Comparisons focus on one power that exercised non-negligible influence in both years – the Muslim Brotherhood, under the leadership of its Supreme Leader Hassan al-Hodeibi in 1954, and its political wing the Freedom and Justice Party, headed by the group’s prominent members Mohamed Mursi and Essam el-Erian.

Despite the presence of the Muslim Brotherhood as a player in the Egyptian political scene following the 1952 Revolution, a remarkable difference can be detected between the way religion was dealt with now and then.


More tolerance prevailed, linking religion to state never seemed that necessary, and the Muslim Brotherhood were the only Islamist group in 1954, whereas in 2011 moderation is quickly diminishing, fanatical interpretations of Islam are gaining ground, and another religious faction emerged as the Brotherhood’s rival and has become more popular in the Egyptian street: the Salafis. 
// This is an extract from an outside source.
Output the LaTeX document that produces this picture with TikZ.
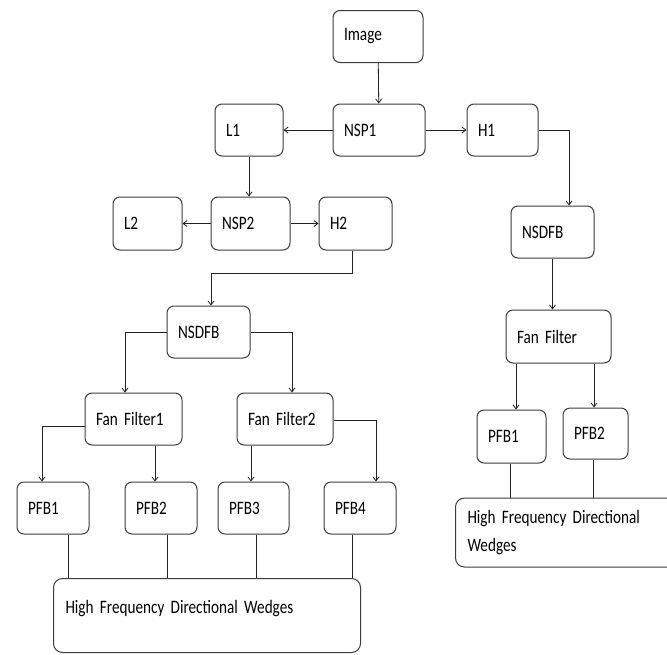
\documentclass[tikz,border=0pt]{standalone}
\usepackage{fontspec}
\setmainfont{Carlito}[FakeStretch=0.8, WordSpace=0.75]
\usetikzlibrary{arrows.meta, positioning}
\definecolor{edge}{RGB}{60, 60, 60}
\definecolor{wire}{RGB}{35, 35, 35}

\begin{document}
\begin{tikzpicture}[x=1pt, y=-1pt,
            font=\fontsize{19}{28}\selectfont,
            blk/.style={draw=edge, line width=1pt, rounded corners=7pt, minimum width=#1, text width=#1-22pt, minimum height=52pt, inner xsep=11pt, align=left},
            wedge/.style={draw=edge, line width=1pt, rounded corners=9pt, inner xsep=12pt, inner ysep=0pt, align=left, anchor=north west},
            arrow/.style={-{Straight Barb[length=4pt,width=6pt]}, line width=0.8pt, wire},
            link/.style={line width=0.8pt, wire}
        ]
            \useasboundingbox (0,0) rectangle (667,654);

            % First level split
            \node[blk=90pt] (img) at (378,36.5) {Image};
            \node[blk=92pt] (nsp1) at (379,130) {NSP1};
            \node[blk=68pt] (l1) at (249,130) {L1};
            \node[blk=71pt] (h1) at (502.5,130) {H1};

            \draw[arrow] (img) -- (nsp1);
            \draw[arrow] (nsp1) -- (l1);
            \draw[arrow] (nsp1) -- (h1);

            % Second level split
            \node[blk=69pt, minimum height=53pt] (l2) at (147.5,223.5) {L2};
            \node[blk=79pt, minimum height=53pt] (nsp2) at (250.5,223.5) {NSP2};
            \node[blk=73pt, minimum height=53pt] (h2) at (355.5,223.5) {H2};

            \draw[arrow] (l1.south) -- (l1.south |- nsp2.north);
            \draw[arrow] (nsp2) -- (l2);
            \draw[arrow] (nsp2) -- (h2);

            % Directional filter bank on H2
            \node[blk=83pt] (nsdfb1) at (208.5,332) {NSDFB};
            \node[blk=97pt] (ff1) at (133.5,419) {Fan Filter1};
            \node[blk=96pt] (ff2) at (285,419) {Fan Filter2};
            \node[blk=72pt] (pfb1) at (53,508) {PFB1};
            \node[blk=72pt] (pfb2) at (161,508) {PFB2};
            \node[blk=71pt] (pfb3) at (253.5,508) {PFB3};
            \node[blk=72pt] (pfb4) at (360,508) {PFB4};
            \node[wedge, text width=283pt, text height=35pt, text depth=39pt] (hfdw1) at (53,578) {High Frequency Directional Wedges};

            \draw[arrow] ([xshift=-3.5pt]h2.south) -- ++(0,23) -| ([xshift=2.5pt]nsdfb1.north);
            \draw[arrow] (nsdfb1.west) -| ([xshift=-8.5pt]ff1.north);
            \draw[arrow] (nsdfb1.east) -| ([xshift=7pt]ff2.north);
            \draw[arrow] ([yshift=-7pt]ff1.west) -| ([xshift=-11pt]pfb1.north);
            \draw[arrow] ([xshift=21.5pt]ff1.south) -- ([xshift=-6pt]pfb2.north);
            \draw[arrow] ([xshift=-34pt]ff2.south) -- ([xshift=-2.5pt]pfb3.north);
            \draw[arrow] ([yshift=-1pt]ff2.east) -| ([xshift=16pt]pfb4.north);

            \foreach \p/\dx in {pfb1/15, pfb2/6, pfb3/2.5, pfb4/-8}
                \draw[link] ([xshift=\dx pt]\p.south) -- ([xshift=\dx pt]\p.south |- hfdw1.north);

            % Directional filter bank on H1
            \node[blk=83pt] (nsdfb2) at (552.5,232) {NSDFB};
            \node[blk=105pt, minimum height=53pt] (fan) at (558.5,336.5) {Fan Filter};
            \node[blk=69pt, minimum height=53pt] (rpfb1) at (511.5,436.5) {PFB1};
            \node[blk=65pt, minimum height=51pt] (rpfb2) at (595.5,433.5) {PFB2};
            \node[wedge, text width=216pt, minimum height=69pt, anchor=west] (hfdw2) at (455,532.5) {High Frequency Directional\\Wedges};

            \draw[arrow] (h1.east) -| ([xshift=16.5pt]nsdfb2.north);
            \draw[arrow] (nsdfb2.south) -- (nsdfb2.south |- fan.north);
            \draw[arrow] ([xshift=-42.5pt]fan.south) -- ([xshift=4.5pt]rpfb1.north);
            \draw[arrow] ([xshift=35.5pt]fan.south) -- ([xshift=-1.5pt]rpfb2.north);
            \draw[link] ([xshift=-1.5pt]rpfb1.south) -- ([xshift=-1.5pt]rpfb1.south |- hfdw2.north);
            \draw[link] ([xshift=-2.5pt]rpfb2.south) -- ([xshift=-2.5pt]rpfb2.south |- hfdw2.north);

        \end{tikzpicture}
\end{document}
A 1954 beauty pageant is a simple, but important, example of the absence of religious fanaticism at the time. In that year, Egyptians chose Antigone Costanda, an Alexandrian of Greek origin, to be Miss Egypt, and in the same year she was crowned Miss World and appeared on stage dressed in a bathing suit in the ceremony held in London.
That year witnessed a conflict between the Muslim Brotherhood and a group in the army led by Naguib, which called for ending military rule and holding elections, and another group led by then Col. Gamal Abdel Nasser and which demanded prolonging the transitional period and the postponement of elections.